A review by catherine_christensen
The Crucible of Doubt: Reflections On the Quest for Faith by Terryl L. Givens, Fiona Givens

4.0

This was an excellent book about acknowledging, even appreciating, our questions and doubts. I fully agree when the authors suggest that actually we can not receive full clarity and enlightenment if we just accept everything told to us, in the church or other settings. Our quest is to ask the right questions that help us grow, to overcome the “hard-shell of habit,” to embrace light wherever we find it (the Church does not have a monopoly on truth).

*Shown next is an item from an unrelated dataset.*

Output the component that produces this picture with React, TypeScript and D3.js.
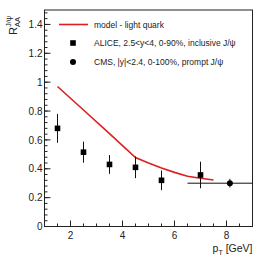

I love their beginning premise that life simply does not answer all our questions—and that we grow more through the grappling than we would if such answers existed. Adulthood can be a rude awakening after the innocence of childhood with few loose ends. I’ve 100% felt that transition, where my certainties dropped away and I had to rebuild fully, examining what I really believed and why. It is painful process honestly, but I like what I’m rebuilding. It’s already different, but it’s good. It’s interesting, nuanced, creative, embracing. I’m more empathetic than I was, more open to ideas, more unsure, more outspoken, more passionate. As the book says, “it is not surprising that we look to religion, the great comforter, to ‘resolve us of all ambiguities,’ in the words of Dr. Faustus. But perhaps providing conclusive answers to all our questions is not the point of true religion. Jesus, on assorted occasions, chided His listeners for just such misconceptions. The gospel Christ taught was spectacularly designed to unsettle and disturb, not lull into pleasant serenity.”

I appreciated their thorough, scholarly style, the beautiful use of poetry and great thinkers, and their openness to different ways of thinking.